Exercise objective:
Everything from the first line of the data below through the line that contains "([yshift=-4pt]root-a) -- ([yshift=-4pt]root-b);" should be written out exactly, please, and nothing more; the pictures stay out.

Material:
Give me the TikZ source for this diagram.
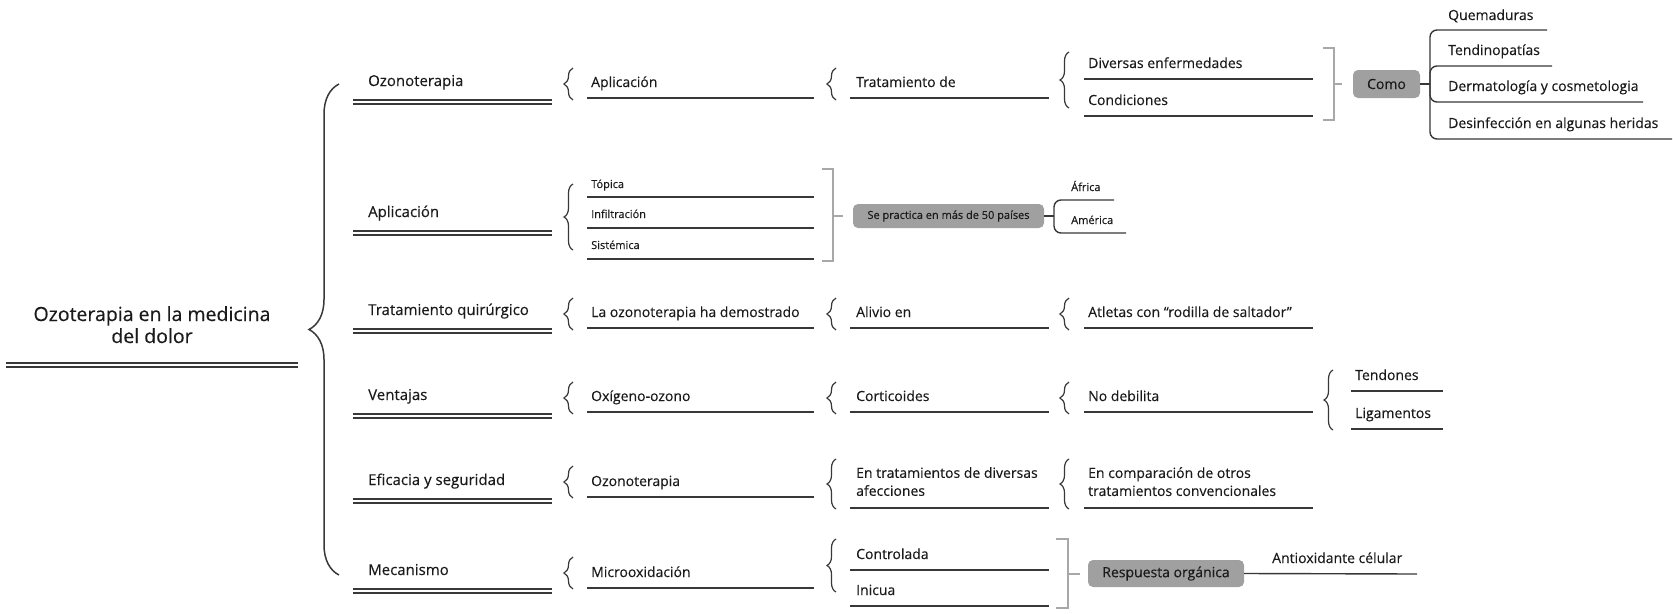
\documentclass[tikz,border=0pt]{standalone}
\usepackage{fontspec}
\setmainfont{Open Sans}[FakeBold=0.3]
\usetikzlibrary{decorations.pathreplacing}
\definecolor{ink}{HTML}{1A1A1A}
\definecolor{lnc}{HTML}{383838}
\definecolor{brk}{HTML}{A8A8A8}
\definecolor{boxf}{HTML}{A0A0A0}
\tikzset{
  txt/.style={inner sep=0pt, anchor=base west, text=ink, font=\fontsize{14}{17}\selectfont},
  lonetxt/.style={txt, font=\fontsize{15}{18}\selectfont},
  smalltxt/.style={txt, font=\fontsize{11}{13}\selectfont},
  twoline/.style={inner sep=0pt, anchor=north west, text=ink, align=left, font=\fontsize{14}{18}\selectfont},
  ln/.style={draw=lnc, line width=1.4pt},
  dln/.style={draw=lnc, line width=1.1pt},
  brc/.style={draw=lnc, line width=1.2pt, decorate, decoration={brace, amplitude=9pt}},
  bigbrc/.style={draw=lnc, line width=1.5pt, decorate, decoration={brace, amplitude=30pt}},
  bracket/.style={draw=brk, line width=1.4pt},
  gbox/.style={fill=boxf, rounded corners=5pt, text=ink, inner sep=0pt, anchor=center},
  branch/.style={draw=lnc, line width=1.4pt, rounded corners=7pt}
}
% #1 style, #2 name, #3 x text, #4 baseline, #5 x0, #6 x1, #7 y line, #8 text
\newcommand{\ulitem}[8][txt]{%
  \node[#1] (#2) at (#3,-#4) {#8};
  \coordinate (#2-a) at (#5,-#7);
  \coordinate (#2-b) at (#6,-#7);
  \draw[ln] (#2-a) -- (#2-b);}
% #1 name, #2 baseline, #3 y line, #4 text
\newcommand{\dblitem}[4]{%
  \node[lonetxt] (#1) at (368,-#2) {#4};
  \coordinate (#1-a) at (353,-#3);
  \coordinate (#1-b) at (552,-#3);
  \draw[dln] (#1-a) -- (#1-b);
  \draw[dln] ([yshift=-4pt]#1-a) -- ([yshift=-4pt]#1-b);}
% #1 x, #2 top, #3 bottom
\newcommand{\sbrace}[3]{\draw[brc] (#1,-#3) -- (#1,-#2);}

\begin{document}
\begin{tikzpicture}[x=1pt, y=1pt]
\useasboundingbox (0,0) rectangle (1673,-613);

% root
\node[inner sep=0pt, anchor=north, align=center, text=ink, font=\fontsize{19.5}{22}\selectfont] (root) at (152,-306) {Ozoterapia en la medicina\\del dolor};
\coordinate (root-a) at (6,-363);
\coordinate (root-b) at (298,-363);
\draw[dln] (root-a) -- (root-b);
\draw[dln] ([yshift=-4pt]root-a) -- ([yshift=-4pt]root-b);

% big brace
\coordinate (bb-bot) at (339,-575);
\coordinate (bb-top) at (339,-84);
\draw[bigbrc] (bb-bot) -- (bb-top);

% level 1
\dblitem{ozo}{86}{100}{Ozonoterapia}
\dblitem{apl}{217}{231}{Aplicación}
\dblitem{tq}{315}{329}{Tratamiento quirúrgico}
\dblitem{ven}{400}{414}{Ventajas}
\dblitem{efi}{485}{499}{Eficacia y seguridad}
\dblitem{mec}{575}{589}{Mecanismo}

% ---------- row 1
\sbrace{573}{68}{100}
\ulitem{r1b}{591}{87}{587}{814}{98}{Aplicación}
\sbrace{836}{68}{100}
\ulitem{r1c}{856}{87}{850}{1049}{98}{Tratamiento de}
\sbrace{1069}{52}{108}
\ulitem{r1d1}{1088}{68}{1084}{1313}{79}{Diversas enfermedades}
\ulitem{r1d2}{1088}{105}{1084}{1313}{116}{Condiciones}
\draw[bracket] (1323,-48) -- (1334,-48) -- (1334,-120) -- (1323,-120);
\coordinate (br1) at (1334,-84);
\coordinate (br1t) at (1342,-84);
\draw[bracket] (br1) -- (br1t);
\node[gbox, minimum width=67pt, minimum height=28pt, font=\fontsize{14}{17}\selectfont] (como) at (1386.5,-84) {Como};
\coordinate (jc) at (1430,-84);
\draw[ln] (como.east) -- (jc);
\node[txt] (q1) at (1448,-20) {Quemaduras};
\node[txt] (q2) at (1448,-55) {Tendinopatías};
\node[txt] (q3) at (1448,-91) {Dermatología y cosmetologia};
\node[txt] (q4) at (1448,-128) {Desinfección en algunas heridas};
\coordinate (q1-b) at (1547,-30);
\coordinate (q2-b) at (1552,-66);
\coordinate (q3-b) at (1643,-102);
\coordinate (q4-b) at (1672,-139);
\draw[branch] (jc) |- (q1-b);
\draw[branch] (jc) |- (q2-b);
\draw[branch] (jc) |- (q3-b);
\draw[branch] (jc) |- (q4-b);

% ---------- row 2
\sbrace{573}{184}{250}
\ulitem[smalltxt]{top}{591}{188}{587}{814}{197}{Tópica}
\ulitem[smalltxt]{inf}{591}{218}{587}{814}{228}{Infiltración}
\ulitem[smalltxt]{sis}{591}{249}{587}{814}{259}{Sistémica}
\draw[bracket] (822,-169) -- (833,-169) -- (833,-261) -- (822,-261);
\coordinate (br2) at (833,-216);
\coordinate (br2t) at (843,-216);
\draw[bracket] (br2) -- (br2t);
\node[gbox, minimum width=191pt, minimum height=24pt, font=\fontsize{11}{13}\selectfont] (pais) at (948.5,-216) {Se practica en más de 50 países};
\coordinate (jp) at (1054,-216);
\draw[ln] (pais.east) -- (jp);
\node[smalltxt] (afr) at (1071,-191) {África};
\node[smalltxt] (ame) at (1071,-224) {América};
\coordinate (afr-b) at (1114,-200);
\coordinate (ame-b) at (1126,-233);
\draw[branch] (jp) |- (afr-b);
\draw[branch] (jp) |- (ame-b);

% ---------- row 3
\sbrace{573}{298}{330}
\ulitem{r3b}{591}{317}{587}{814}{328}{La ozonoterapia ha demostrado}
\sbrace{836}{298}{330}
\ulitem{r3c}{856}{317}{850}{1049}{328}{Alivio en}
\sbrace{1069}{298}{330}
\ulitem{r3d}{1088}{317}{1084}{1313}{328}{Atletas con “rodilla de saltador”}

% ---------- row 4
\sbrace{573}{382}{414}
\ulitem{r4b}{591}{401}{587}{814}{412}{Oxígeno-ozono}
\sbrace{836}{382}{414}
\ulitem{r4c}{856}{401}{850}{1049}{412}{Corticoides}
\sbrace{1069}{382}{414}
\ulitem{r4d}{1088}{401}{1084}{1313}{412}{No debilita}
\sbrace{1333}{370}{430}
\ulitem{ten}{1355}{380}{1351}{1443}{391}{Tendones}
\ulitem{lig}{1355}{418}{1351}{1443}{429}{Ligamentos}

% ---------- row 5
\sbrace{573}{466}{498}
\ulitem{r5b}{591}{486}{587}{814}{497}{Ozonoterapia}
\sbrace{836}{459}{509}
\node[twoline] (r5c) at (856,-467) {En tratamientos de diversas\\afecciones};
\coordinate (r5c-a) at (850,-508);
\coordinate (r5c-b) at (1049,-508);
\draw[ln] (r5c-a) -- (r5c-b);
\sbrace{1069}{459}{509}
\node[twoline] (r5d) at (1088,-467) {En comparación de otros\\tratamientos convencionales};
\coordinate (r5d-a) at (1084,-508);
\coordinate (r5d-b) at (1313,-508);
\draw[ln] (r5d-a) -- (r5d-b);

% ---------- row 6
\sbrace{573}{557}{589}
\ulitem{r6b}{591}{577}{587}{814}{588}{Microoxidación}
\sbrace{836}{539}{592}
\ulitem{ctl}{856}{559}{850}{1049}{570}{Controlada}
\ulitem{ini}{856}{595}{850}{1049}{606}{Inicua}
\draw[bracket] (1056,-539) -- (1068,-539) -- (1068,-608) -- (1056,-608);
\coordinate (br6) at (1068,-574);
\coordinate (br6t) at (1080,-574);
\draw[bracket] (br6) -- (br6t);
\node[gbox, minimum width=156pt, minimum height=27pt, font=\fontsize{14}{17}\selectfont] (resp) at (1166,-573.5) {Respuesta orgánica};
\node[txt] (anti) at (1272,-563) {Antioxidante célular};
\coordinate (anti-b) at (1417,-574);
\draw[ln] (resp.east) -- (anti-b);
\end{tikzpicture}
\end{document}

Reply:
Give me the TikZ source for this diagram.
\documentclass[tikz,border=0pt]{standalone}
\usepackage{fontspec}
\setmainfont{Open Sans}[FakeBold=0.3]
\usetikzlibrary{decorations.pathreplacing}
\definecolor{ink}{HTML}{1A1A1A}
\definecolor{lnc}{HTML}{383838}
\definecolor{brk}{HTML}{A8A8A8}
\definecolor{boxf}{HTML}{A0A0A0}
\tikzset{
  txt/.style={inner sep=0pt, anchor=base west, text=ink, font=\fontsize{14}{17}\selectfont},
  lonetxt/.style={txt, font=\fontsize{15}{18}\selectfont},
  smalltxt/.style={txt, font=\fontsize{11}{13}\selectfont},
  twoline/.style={inner sep=0pt, anchor=north west, text=ink, align=left, font=\fontsize{14}{18}\selectfont},
  ln/.style={draw=lnc, line width=1.4pt},
  dln/.style={draw=lnc, line width=1.1pt},
  brc/.style={draw=lnc, line width=1.2pt, decorate, decoration={brace, amplitude=9pt}},
  bigbrc/.style={draw=lnc, line width=1.5pt, decorate, decoration={brace, amplitude=30pt}},
  bracket/.style={draw=brk, line width=1.4pt},
  gbox/.style={fill=boxf, rounded corners=5pt, text=ink, inner sep=0pt, anchor=center},
  branch/.style={draw=lnc, line width=1.4pt, rounded corners=7pt}
}
% #1 style, #2 name, #3 x text, #4 baseline, #5 x0, #6 x1, #7 y line, #8 text
\newcommand{\ulitem}[8][txt]{%
  \node[#1] (#2) at (#3,-#4) {#8};
  \coordinate (#2-a) at (#5,-#7);
  \coordinate (#2-b) at (#6,-#7);
  \draw[ln] (#2-a) -- (#2-b);}
% #1 name, #2 baseline, #3 y line, #4 text
\newcommand{\dblitem}[4]{%
  \node[lonetxt] (#1) at (368,-#2) {#4};
  \coordinate (#1-a) at (353,-#3);
  \coordinate (#1-b) at (552,-#3);
  \draw[dln] (#1-a) -- (#1-b);
  \draw[dln] ([yshift=-4pt]#1-a) -- ([yshift=-4pt]#1-b);}
% #1 x, #2 top, #3 bottom
\newcommand{\sbrace}[3]{\draw[brc] (#1,-#3) -- (#1,-#2);}

\begin{document}
\begin{tikzpicture}[x=1pt, y=1pt]
\useasboundingbox (0,0) rectangle (1673,-613);

% root
\node[inner sep=0pt, anchor=north, align=center, text=ink, font=\fontsize{19.5}{22}\selectfont] (root) at (152,-306) {Ozoterapia en la medicina\\del dolor};
\coordinate (root-a) at (6,-363);
\coordinate (root-b) at (298,-363);
\draw[dln] (root-a) -- (root-b);
\draw[dln] ([yshift=-4pt]root-a) -- ([yshift=-4pt]root-b);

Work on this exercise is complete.